§ **Goal**: Search the material for the word "chart" and copy each line that holds it.

---------- Source excerpt

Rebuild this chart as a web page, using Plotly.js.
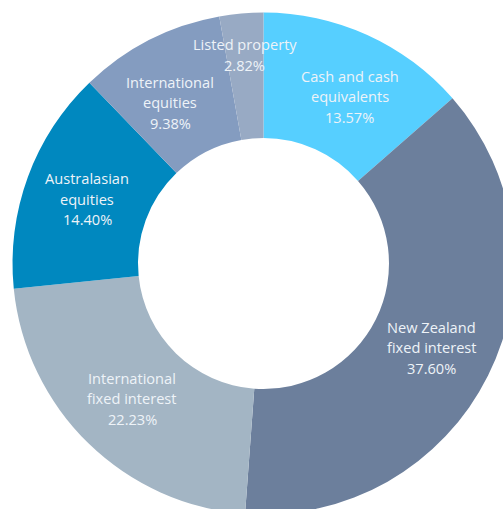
<!DOCTYPE html>
<html>
<head>
<meta charset="utf-8">
<script src="https://cdn.plot.ly/plotly-3.0.1.min.js"></script>
<style>
html,body{margin:0;padding:0;overflow:hidden;background:#fff;width:503px;height:509px;}
#chart{width:527px;height:527px;}
</style>
</head>
<body>
<div id="chart"></div>
<script>
// Data (clockwise from 12 o'clock)
const categories = ["Cash and cash equivalents", "New Zealand fixed interest", "International fixed interest", "Australasian equities", "International equities", "Listed property"];
const labelLines = [["Cash and cash", "equivalents"], ["New Zealand", "fixed interest"], ["International", "fixed interest"], ["Australasian", "equities"], ["International", "equities"], ["Listed property"]];
const values = [13.57, 37.60, 22.23, 14.40, 9.38, 2.82];
const colors = ["#56cfff", "#6c7f9c", "#a3b5c4", "#0088bf", "#849cc0", "#98aac4"];

// Style / geometry
const W = 527, H = 527;
const R = 251;            // outer radius px
const holeFrac = 0.5;
const cx = 263.5, cy = 263.5;
const labelRadius = [188, 188, 188, 188, 186, 210];
const labelAngleShift = [2.8, 0, 0, 0, -3, 0];   // degrees
const lineGap = 20.5;
const fontFamily = "'Open Sans', sans-serif";
const fontSize = 14.6;
const textColor = "#eef3f8";

const trace = {
  type: "pie",
  labels: categories,
  values: values,
  marker: {colors: colors, line: {width: 0}},
  hole: holeFrac,
  sort: false,
  direction: "clockwise",
  rotation: 0,
  textinfo: "none",
  hoverinfo: "label+percent",
  showlegend: false,
  domain: {x: [(cx - R) / W, (cx + R) / W], y: [(cy - R) / H, (cy + R) / H]}
};

const total = values.reduce((a, b) => a + b, 0);
const annotations = [];
let cum = 0;
values.forEach((v, i) => {
  const mid = (cum + v / 2) / total * 2 * Math.PI + labelAngleShift[i] * Math.PI / 180;
  cum += v;
  const r = labelRadius[i];
  const px = cx + r * Math.sin(mid);
  const py = cy - r * Math.cos(mid);
  const lines = labelLines[i].concat([v.toFixed(2) + "%"]);
  const n = lines.length;
  lines.forEach((t, k) => {
    const off = (k - (n - 1) / 2) * lineGap;
    annotations.push({
      xref: "paper", yref: "paper",
      x: px / W, y: 1 - (py + off) / H,
      text: t, showarrow: false,
      xanchor: "center", yanchor: "middle",
      font: {family: fontFamily, size: fontSize, color: textColor}
    });
  });
});

const layout = {
  width: W, height: H,
  margin: {l: 0, r: 0, t: 0, b: 0},
  paper_bgcolor: "#ffffff",
  showlegend: false,
  annotations: annotations
};

Plotly.newPlot("chart", [trace], layout, {displayModeBar: false, staticPlot: true});
</script>
</body>
</html>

--------------------

§ **Complete output**:
Rebuild this chart as a web page, using Plotly.js.
#chart{width:527px;height:527px;}
<div id="chart"></div>
Plotly.newPlot("chart", [trace], layout, {displayModeBar: false, staticPlot: true});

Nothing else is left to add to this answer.